Em 2012, a pesquisadora brasileira Emanuele Kuhn provou que uma comunidade de bactérias sobrevive em condições similares sob 20m de gelo na Antártica, mas falar sobre a existência de vida em Marte seria pura especulação. “O problema é que essas condições tão variáveis são, geralmente, incompatíveis com vida, embora se possa supor organismos unicelulares extrenófilos adaptados a essas condições”, explica Quillfeldt

Química
Observações feitas pela câmera do Curiosity já revelaram que o Planeta Vermelho tem áreas com características de antigos leitos de rios, onde seixos arredondados mostram que ali havia água corrente. Novas imagens também mostram a presença de sedimentos planos, que parecem ter se formado quando o líquido era abundante no planeta. “Esse tipo de depósitos foram formados quando grandes quantidades de água escoavam nas encostas da cratera, e essas correntes d’água encontravam a água inerte na forma de um lago”, descreve, em comunicado, Morten Bo Madsen, professor do Instituto Niels Bohr, na Universidade de Copenhague.

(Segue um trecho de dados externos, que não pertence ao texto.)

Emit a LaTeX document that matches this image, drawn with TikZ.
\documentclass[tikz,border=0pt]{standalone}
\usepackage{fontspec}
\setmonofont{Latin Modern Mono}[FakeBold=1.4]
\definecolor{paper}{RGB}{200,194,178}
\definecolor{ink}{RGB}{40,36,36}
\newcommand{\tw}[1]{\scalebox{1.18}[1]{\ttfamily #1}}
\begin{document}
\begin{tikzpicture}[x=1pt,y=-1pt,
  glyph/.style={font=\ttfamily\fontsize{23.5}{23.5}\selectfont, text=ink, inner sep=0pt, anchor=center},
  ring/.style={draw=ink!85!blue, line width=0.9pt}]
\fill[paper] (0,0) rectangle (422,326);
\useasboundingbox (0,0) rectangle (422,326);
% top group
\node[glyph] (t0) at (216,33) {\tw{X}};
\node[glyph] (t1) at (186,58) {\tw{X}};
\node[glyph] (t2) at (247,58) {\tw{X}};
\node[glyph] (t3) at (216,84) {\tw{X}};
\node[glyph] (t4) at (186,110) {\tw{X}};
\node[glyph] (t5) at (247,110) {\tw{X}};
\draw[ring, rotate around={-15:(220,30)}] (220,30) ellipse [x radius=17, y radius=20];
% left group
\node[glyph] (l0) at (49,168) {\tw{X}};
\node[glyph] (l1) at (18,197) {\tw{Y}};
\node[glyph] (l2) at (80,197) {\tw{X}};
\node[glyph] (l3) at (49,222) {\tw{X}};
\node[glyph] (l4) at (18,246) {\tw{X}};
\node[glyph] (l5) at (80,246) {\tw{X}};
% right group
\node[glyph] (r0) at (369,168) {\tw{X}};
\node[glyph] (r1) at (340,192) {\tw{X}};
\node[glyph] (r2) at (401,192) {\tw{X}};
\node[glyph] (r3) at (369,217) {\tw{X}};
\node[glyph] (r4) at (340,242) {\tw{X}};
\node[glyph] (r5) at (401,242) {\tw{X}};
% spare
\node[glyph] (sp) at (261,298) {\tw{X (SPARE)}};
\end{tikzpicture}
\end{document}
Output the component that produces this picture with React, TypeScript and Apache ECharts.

Essas formações, no entanto, se extinguiram há bilhões de anos. A teoria da existência atual de água líquida em Marte se baseia num fenômeno químico conhecido como deliquescência. O perclorato presente na superfície se encarrega de atrair a umidade do ar e mantê-la no estado líquido, mesmo em temperaturas negativas. “O sal começa a puxar a água e ela vai se solubilizando. Quando você tem essa solução de água e sal, você abaixa a temperatura de congelamento dessa água”, explica o professor de química Felipe Azevedo, da Universidade Católica de Brasília. Assim que o sol nasce e a temperatura sobe, a água volta a evaporar. “Com os dados sobre a umidade, a pressão e as temperaturas do solo e do ambiente, eles conseguem inferir, a partir do diagrama de solubilidade do sal, se isso pode acontecer ou não”, esclarece o especialista.

Azevedo ressalta que essa salmoura que pode se formar diariamente no solo marciano tem propriedades oxidativas que danificam componentes eletrônicos. “Isso pode atrapalhar o material de uma sonda, por exemplo. O perclorato diminui o tempo de vida do equipamento e ele começa a se degradar”, aponta o químico. Atualmente, missões robóticas e tripuladas já lidam com outras dificuldades do agressivo ambiente marciano, que incluem as bruscas mudanças de temperatura, a atmosfera quase inexistente e a radiação.

 

Na cratera Em agosto de 2012, o rover Curiosity pousou em Marte na Cratera Gale, localizada ao sul do equador do planeta. A chegada do laboratório móvel ocorreu no fim da primavera marciana. Em mais de dois anos e meio, o robô percorreu mais de 10km em direção ao Monte Sharp, localizado no meio da cratera, que os pesquisadores acreditam ter sido um grande lago há milhões de anos.